The most pleasant route into Nara-kōen (奈良公園) is along Sanjō-dōri, which cuts across the central district and brings you out near Sarusawa-ike (猿沢池) with the Five-Storey Pagoda rising from the trees to your left. The pagoda belongs to Kōfuku-ji (興福寺), which in the eighth century was one of Nara’s great temples. Founded in 669 AD by a member of the Fujiwara clan, it was moved to its present location when Nara became the new capital in 710.
The prime draw here is the fine collection of Buddhist statues contained in the Tōkon-dō (東金堂) and the Kokuhōkan (国宝館). The Tōkon-dō, a fifteenth-century hall to the north of the Five-Storey Pagoda, is dominated by a large image of Yakushi Nyorai, the Buddha of Healing. He’s flanked by three Bodhisattvas, the Four Heavenly Kings and the Twelve Heavenly Generals, all beady-eyed guardians of the faith, some of which date from the eighth century. Perhaps the most interesting statue, though, is the seated figure of Yuima Koji to the left of Yakushi Nyorai; depicting an ordinary mortal rather than a celestial being, it’s a touchingly realistic portrait.

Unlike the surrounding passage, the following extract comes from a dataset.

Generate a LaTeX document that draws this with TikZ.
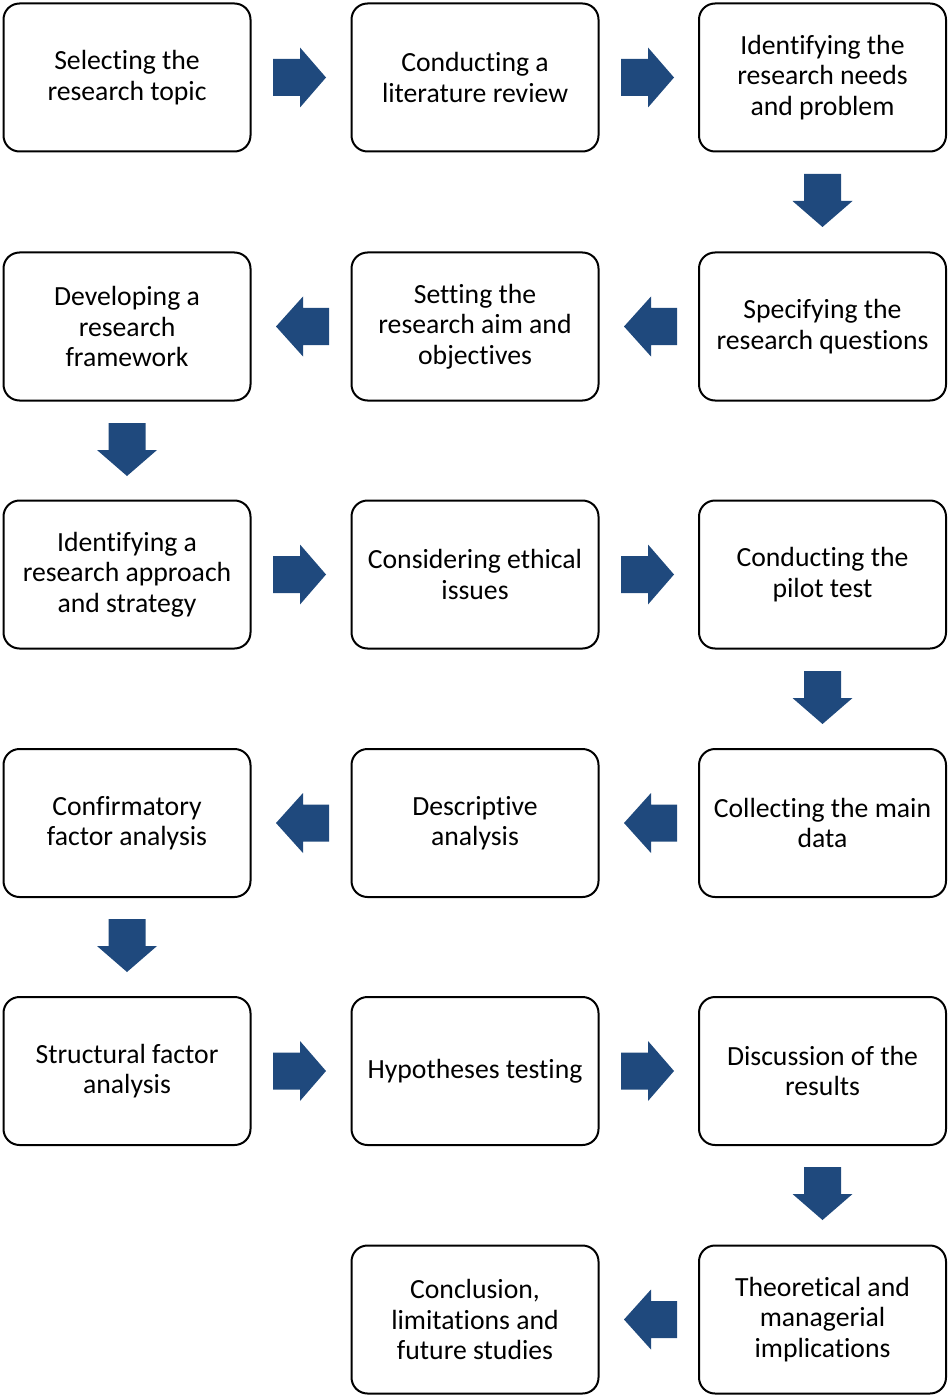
\documentclass[tikz,border=0pt]{standalone}
\usepackage{fontspec}
\setmainfont{Carlito}[Ligatures=NoCommon]
\definecolor{arrowblue}{HTML}{1F497D}
\tikzset{
  stepbox/.style={draw=black, line width=2pt, rounded corners=16pt, fill=white,
    minimum width=247pt, minimum height=148pt, align=center, inner sep=3pt,
    font=\fontsize{27.7}{30.5}\selectfont, text=black},
  blockarrow/.style={fill=arrowblue, draw=none}
}
% block arrows: given the point where the arrow starts (back edge centre)
\newcommand{\arrowright}[2]{\fill[blockarrow] (#1,#2) ++(0,-18.5) -- ++(27,0) -- ++(0,-11.5) -- ++(26,30) -- ++(-26,30) -- ++(0,-11.5) -- ++(-27,0) -- cycle;}
\newcommand{\arrowleft}[2]{\fill[blockarrow] (#1,#2) ++(0,-18.5) -- ++(-26,0) -- ++(0,-11.5) -- ++(-27,30) -- ++(27,30) -- ++(0,-11.5) -- ++(26,0) -- cycle;}
\newcommand{\arrowdown}[2]{\fill[blockarrow] (#1,#2) ++(-18.5,0) -- ++(0,27) -- ++(-11.5,0) -- ++(30,26) -- ++(30,-26) -- ++(-11.5,0) -- ++(0,-27) -- cycle;}
\begin{document}
\begin{tikzpicture}[x=1pt,y=-1pt]
\useasboundingbox (0,0) rectangle (947,1396);
% row 1
\node[stepbox] (b1) at (127,77.5) {Selecting the\\research topic};
\node[stepbox] (b2) at (475,77.5) {Conducting a\\literature review};
\node[stepbox] (b3) at (822.5,77.5) {Identifying the\\research needs\\and problem};
% row 2
\node[stepbox] (b4) at (822.5,326.5) {Specifying the\\research questions};
\node[stepbox] (b5) at (475,326.5) {Setting the\\research aim and\\objectives};
\node[stepbox] (b6) at (127,326.5) {Developing a\\research\\framework};
% row 3
\node[stepbox] (b7) at (127,574.5) {Identifying a\\research approach\\and strategy};
\node[stepbox] (b8) at (475,574.5) {Considering ethical\\issues};
\node[stepbox] (b9) at (822.5,574.5) {Conducting the\\pilot test};
% row 4
\node[stepbox] (b10) at (822.5,823) {Collecting the main\\data};
\node[stepbox] (b11) at (475,823) {Descriptive\\analysis};
\node[stepbox] (b12) at (127,823) {Confirmatory\\factor analysis};
% row 5
\node[stepbox] (b13) at (127,1071) {Structural factor\\analysis};
\node[stepbox] (b14) at (475,1071) {Hypotheses testing};
\node[stepbox] (b15) at (822.5,1071) {Discussion of the\\results};
% row 6
\node[stepbox] (b16) at (822.5,1319.5) {Theoretical and\\managerial\\implications};
\node[stepbox] (b17) at (475,1319.5) {Conclusion,\\limitations and\\future studies};
% arrows between steps
\arrowright{273}{77.5}
\arrowright{621}{77.5}
\arrowdown{822.5}{174}
\arrowleft{677}{326.5}
\arrowleft{329}{326.5}
\arrowdown{127}{423}
\arrowright{273}{574.5}
\arrowright{621}{574.5}
\arrowdown{822.5}{671}
\arrowleft{677}{823}
\arrowleft{329}{823}
\arrowdown{127}{919}
\arrowright{273}{1071}
\arrowright{621}{1071}
\arrowdown{822.5}{1167}
\arrowleft{677}{1319.5}
\end{tikzpicture}
\end{document}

The modern Kokuhōkan is a veritable treasure-trove of early Buddhist statues. The most famous image is the standing figure of Ashura, one of Buddha’s eight protectors, instantly recognizable from his three red-tinted heads and six spindly arms. Look out, too, for his companion Karura (Garuda) with his beaked head. Though they’re not all on display at the same time, these eight protectors are considered to be the finest dry-lacquer images of the Nara period. The large bronze Buddha head, with its fine, crisp features, comes from an even earlier period. Apart from a crumpled left ear, the head is in remarkably good condition considering that the original statue was stolen from another temple by Kōfuku-ji’s warrior priests sometime during the Heian period (794–1185). Then, after a fire destroyed its body, the head was buried beneath the replacement Buddha, only to be rediscovered in 1937 during renovation work.
The large, grassy areas of the park are kept trim by more than a thousand semi-wild deer. They were originally regarded as divine messengers of one of Kasuga-jinja’s Shinto gods, and anyone who killed a deer was liable to be dispatched shortly after.
During World War II their numbers dwindled to just seventy, but now they’re back with a vengeance – which can make picnicking difficult and presents something of a hazard to young children; try to avoid areas where vendors sell special sembei (crackers) for feeding the deer.